Mayo Clinic researchers have identified a new therapy for patients with neuromyelitis optica that appears to stop inflammation of the eye nerves and spinal cord. NMO is a debilitating central nervous system disorder that is often misdiagnosed as multiple sclerosis (MS). In the study, patients with severe symptoms of the disease, also known as NMO, were given eculizumab, a drug typically used to treat blood disorders.
While not a cure, the therapy Mayo Clinic researchers used in the study to halt attacks could potentially lead to longer attack-free periods for the thousands of NMO patients worldwide. The research is being presented Oct. 9 at the American Neurological Association Annual Meeting in Boston.
NMO manifests itself in attacks that can cause blindness in one or both eyes, weakness or paralysis in the legs or arms, painful spasms, loss of sensation, and bladder or bowel dysfunction from spinal cord damage. Attacks may be reversible, but can be severe enough to cause permanent visual loss and problems with walking. NMO can affect children as young as 2 and adults as old as 90. It is more prevalent in females than males, but affects all racial and ethnic groups. Immunosuppressants are the first line of treatment for NMO.
Mayo Clinic researchers have been international leaders in NMO diagnosis and treatment. In 2004, Mayo Clinic researchers discovered the antibody NMO-IgG -- the first serum biomarker for any form of inflammatory demyelinating brain disease.
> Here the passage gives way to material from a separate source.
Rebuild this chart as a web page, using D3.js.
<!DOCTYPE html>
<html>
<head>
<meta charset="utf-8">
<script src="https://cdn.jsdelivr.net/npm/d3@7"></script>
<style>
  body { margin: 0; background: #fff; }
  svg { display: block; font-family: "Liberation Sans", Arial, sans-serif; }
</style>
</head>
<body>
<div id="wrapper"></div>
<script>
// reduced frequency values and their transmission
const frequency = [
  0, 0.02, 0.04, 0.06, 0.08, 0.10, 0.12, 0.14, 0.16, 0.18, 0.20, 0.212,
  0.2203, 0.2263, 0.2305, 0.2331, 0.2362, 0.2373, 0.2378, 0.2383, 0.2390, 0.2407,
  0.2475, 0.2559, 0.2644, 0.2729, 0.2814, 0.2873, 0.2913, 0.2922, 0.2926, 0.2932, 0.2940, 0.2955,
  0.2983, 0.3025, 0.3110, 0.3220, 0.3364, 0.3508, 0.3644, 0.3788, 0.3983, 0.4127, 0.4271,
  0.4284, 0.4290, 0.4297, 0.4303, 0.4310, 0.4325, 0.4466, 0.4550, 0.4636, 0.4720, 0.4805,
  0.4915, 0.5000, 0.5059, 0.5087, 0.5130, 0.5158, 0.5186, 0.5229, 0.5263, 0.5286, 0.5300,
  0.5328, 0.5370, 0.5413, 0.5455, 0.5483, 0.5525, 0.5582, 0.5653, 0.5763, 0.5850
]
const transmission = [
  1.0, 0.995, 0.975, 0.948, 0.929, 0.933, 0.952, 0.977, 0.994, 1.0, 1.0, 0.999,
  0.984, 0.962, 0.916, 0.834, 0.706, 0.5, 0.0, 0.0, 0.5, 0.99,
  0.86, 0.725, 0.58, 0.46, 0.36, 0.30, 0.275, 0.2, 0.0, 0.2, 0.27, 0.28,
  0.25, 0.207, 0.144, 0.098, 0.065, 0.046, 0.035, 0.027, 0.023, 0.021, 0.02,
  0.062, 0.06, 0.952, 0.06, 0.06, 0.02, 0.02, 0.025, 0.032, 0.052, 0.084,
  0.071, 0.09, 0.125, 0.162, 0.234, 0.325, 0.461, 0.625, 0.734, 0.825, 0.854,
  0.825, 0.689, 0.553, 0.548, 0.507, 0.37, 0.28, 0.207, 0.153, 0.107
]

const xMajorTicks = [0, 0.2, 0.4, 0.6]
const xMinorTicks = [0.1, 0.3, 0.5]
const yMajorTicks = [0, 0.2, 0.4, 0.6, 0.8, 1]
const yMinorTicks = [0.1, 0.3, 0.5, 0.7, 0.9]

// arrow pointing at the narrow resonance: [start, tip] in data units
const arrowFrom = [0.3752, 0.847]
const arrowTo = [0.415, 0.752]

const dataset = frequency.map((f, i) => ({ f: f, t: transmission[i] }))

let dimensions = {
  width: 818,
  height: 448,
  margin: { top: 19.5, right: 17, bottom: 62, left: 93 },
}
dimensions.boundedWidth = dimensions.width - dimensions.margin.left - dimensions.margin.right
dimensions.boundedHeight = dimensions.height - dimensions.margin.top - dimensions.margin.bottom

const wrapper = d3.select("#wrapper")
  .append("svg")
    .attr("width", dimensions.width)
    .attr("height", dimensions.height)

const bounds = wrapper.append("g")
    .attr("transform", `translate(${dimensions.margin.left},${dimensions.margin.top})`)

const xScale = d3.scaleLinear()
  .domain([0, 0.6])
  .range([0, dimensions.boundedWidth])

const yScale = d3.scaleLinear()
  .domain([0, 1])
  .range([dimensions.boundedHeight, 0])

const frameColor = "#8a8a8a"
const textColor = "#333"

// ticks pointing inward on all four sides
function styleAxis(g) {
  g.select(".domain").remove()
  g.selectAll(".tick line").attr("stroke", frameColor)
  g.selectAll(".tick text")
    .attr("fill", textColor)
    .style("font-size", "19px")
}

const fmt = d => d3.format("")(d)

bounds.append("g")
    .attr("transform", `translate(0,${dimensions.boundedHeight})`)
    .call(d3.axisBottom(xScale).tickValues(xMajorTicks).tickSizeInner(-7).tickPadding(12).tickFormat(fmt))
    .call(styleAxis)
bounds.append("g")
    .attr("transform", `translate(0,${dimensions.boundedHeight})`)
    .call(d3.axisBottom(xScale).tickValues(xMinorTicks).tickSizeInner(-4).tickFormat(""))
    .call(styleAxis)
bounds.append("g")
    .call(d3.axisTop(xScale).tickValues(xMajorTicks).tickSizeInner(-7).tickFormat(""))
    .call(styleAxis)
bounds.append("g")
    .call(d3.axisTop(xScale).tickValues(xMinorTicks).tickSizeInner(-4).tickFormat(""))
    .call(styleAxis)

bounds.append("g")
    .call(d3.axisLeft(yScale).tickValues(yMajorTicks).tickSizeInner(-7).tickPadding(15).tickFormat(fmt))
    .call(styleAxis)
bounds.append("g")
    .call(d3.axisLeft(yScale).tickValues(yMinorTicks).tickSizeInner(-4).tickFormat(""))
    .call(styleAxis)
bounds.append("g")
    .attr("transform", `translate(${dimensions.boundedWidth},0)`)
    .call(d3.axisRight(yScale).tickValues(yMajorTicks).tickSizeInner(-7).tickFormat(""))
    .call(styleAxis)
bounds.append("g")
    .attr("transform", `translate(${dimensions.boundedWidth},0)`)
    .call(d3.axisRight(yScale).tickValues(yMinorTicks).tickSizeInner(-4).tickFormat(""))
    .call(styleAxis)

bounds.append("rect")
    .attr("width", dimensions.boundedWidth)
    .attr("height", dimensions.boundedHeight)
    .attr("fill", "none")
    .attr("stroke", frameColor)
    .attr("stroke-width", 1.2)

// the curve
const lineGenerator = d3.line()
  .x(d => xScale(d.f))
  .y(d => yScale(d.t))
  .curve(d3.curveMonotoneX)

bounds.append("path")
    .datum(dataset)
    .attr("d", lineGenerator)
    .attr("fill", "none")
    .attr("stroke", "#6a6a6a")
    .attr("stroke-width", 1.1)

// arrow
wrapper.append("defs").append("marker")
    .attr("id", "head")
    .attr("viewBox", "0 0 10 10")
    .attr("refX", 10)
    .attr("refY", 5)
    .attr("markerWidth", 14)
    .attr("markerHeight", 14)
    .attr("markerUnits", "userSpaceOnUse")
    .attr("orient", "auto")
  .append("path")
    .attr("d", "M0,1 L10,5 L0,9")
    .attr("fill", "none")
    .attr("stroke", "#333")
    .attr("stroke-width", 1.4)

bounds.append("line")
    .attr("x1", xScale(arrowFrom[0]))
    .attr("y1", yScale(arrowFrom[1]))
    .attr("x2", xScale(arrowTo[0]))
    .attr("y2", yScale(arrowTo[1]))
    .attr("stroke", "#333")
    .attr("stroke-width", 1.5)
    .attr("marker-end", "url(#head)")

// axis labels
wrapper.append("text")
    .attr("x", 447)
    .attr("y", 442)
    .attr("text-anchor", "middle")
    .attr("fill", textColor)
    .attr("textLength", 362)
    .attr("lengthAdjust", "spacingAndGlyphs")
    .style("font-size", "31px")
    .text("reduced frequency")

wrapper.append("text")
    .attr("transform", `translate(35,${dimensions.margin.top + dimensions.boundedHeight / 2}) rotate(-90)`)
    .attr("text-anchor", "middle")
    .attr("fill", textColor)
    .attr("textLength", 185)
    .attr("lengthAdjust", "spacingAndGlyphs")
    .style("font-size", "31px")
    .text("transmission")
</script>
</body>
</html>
A year later, they identified the target of the antibody as the water channel aquaporin 4. These discoveries helped physicians better understand the cause and potential treatments for NMO.
Mayo researchers studied 14 NMO patients with active and severe disease symptoms, defined as two attacks in the previous six months, or three within the past year. When the NMO-IgG antibody binds to its target on brain cells, it activates complement, a substance that can kill or injure these brain cells. Patients were treated with eculizumab, an antibody that stops complement from being activated. All 14 study participants received the treatment intravenously every two weeks for one year.
"Disability in NMO is attack related and these attacks are usually severe. If untreated, they can have devastating, irreversible effects on function," says lead author Sean Pittock, M.D., a Mayo Clinic neurologist. "If we can stop the attacks in NMO -- and it appears we can -- then we can hopefully prevent disability and allow patients to maintain function and a good quality of life.
Twelve patients were symptom free throughout the year of treatment. Two patients had one attack each, but these were mild and considered by the investigators to be "possible, not definite" attacks. One experienced mild back pain but had no new findings on neurologic examination or MRI scan of the spinal cord. The other experienced mild visual blurring in the right eye but also was receiving antibiotic therapy for a presumed urinary tract.
Because NMO has only recently been identified as a syndrome distinct from MS, knowing how many people have it is difficult. Mayo is studying NMO's prevalence. Mayo Clinic's Neuroimmunology Laboratory so far has detected the antibody in roughly 3,500 U.S. patients.
"We've learned there are many people who fit within the NMO spectrum who, in the past, were believed to have MS," says co-author Dean Wingerchuk, M.D., a neurologist at Mayo Clinic in Arizona. "In addition, distinguishing NMO from MS is important for preserving the validity of therapeutic trials for MS by not enrolling patients with NMO."